Belgrade Forest, under snow

The winter came early this year in Istanbul. We already started wearing coats. Amazingly, the air is smelling like snow. I remembered the snowy winter of 2012 (the photos below are from January 2012).

The photos are taken in a snowy January day in Belgrade Forest, near Bahçeköy (meaning garden village). Bahçeköy is one of the Northern Villages of Sarıyer, Istanbul. It was formerly the Byzantine Petra District. In the 19th century, the village was inside the Belgrade forest but due to the latter’s retreat before development, Bahcekoy now sits on the forest’s edge.

Belgrade Forest (Istanbul) under snow, January 2012 (photo 72 of 95)
In the Belgrade forest, there are some Ottoman dams still remaining, which were all built over a period of 150 years.


The Belgrade Forest (Turkish: Belgrad Ormanı) is a mixed deciduous forest lying 15 kilometers north-west of Istanbul, Turkey. Geographically, the forest is located at the easternmost point of the Thracian Peninsula. It stretches between the Black Sea and Bosphorus. Forest terrain is divided between Sarıyer and Eyüp districts. Several historical reservoirs lie within the forest.

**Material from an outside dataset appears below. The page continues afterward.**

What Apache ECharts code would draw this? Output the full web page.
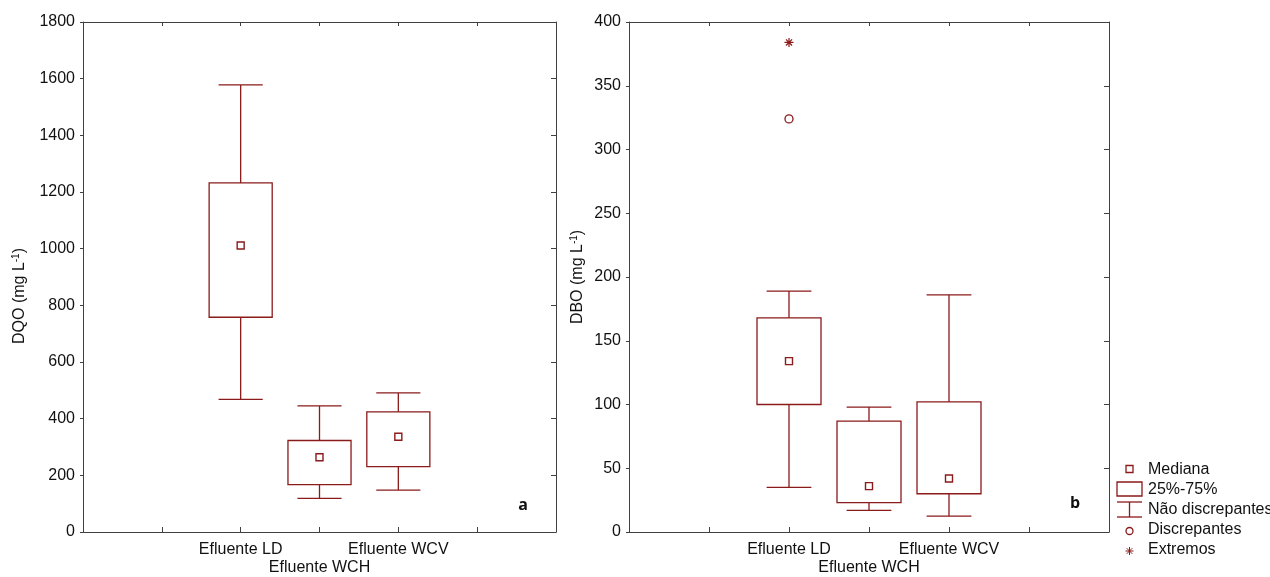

During the Ottoman Empire, the forest covered approximately 13,000 hectares. Although diminished to 5442 hectares today, it still houses many plant, bird and animal species. The most common tree in the forest is Sessile Oak. (Quercus petraea) Belgrade forest is under protection and is one of the most visited recreational areas of Istanbul.

In the forest, there are some Ottoman dams still remaining, which were all built over a period of 150 years.

According to common belief, Belgrade Forest was named after a Serbian village that was forcibly relocated to the forest to manage the city’s water supply system during Ottoman times. The people of the village were captives from Suleiman’s (the Magnificent) Serbia campaign. Apparently they were known for being good at that sort of thing, and the sultan decided he’d prefer to have no one but the best looking after his aqueducts and dams. The water from the Belgrade Forest dams ended up along the European Bosporus shore all the way down to Besiktas (you can still see the remnants of the aqueducts in Bahcekoy) before terminating in the famous Taksim Square, where it was then distributed further. This is actually how Taksim got its name – “taksim” is Turkish for “distribution”.

How to go to Belgrade Forest?

The forest is in the Sariyer district; accessible by busses to Bahcekoy (153 from Sariyer, 42T from Taksim, 42HM from Haciosman station (the last station) of subway).

The forest also Contains Ataturk Arboretum (open only weekdays). Also contains ruins of Belgrad village, 18th century summer getaway for the Istanbul expat crowd.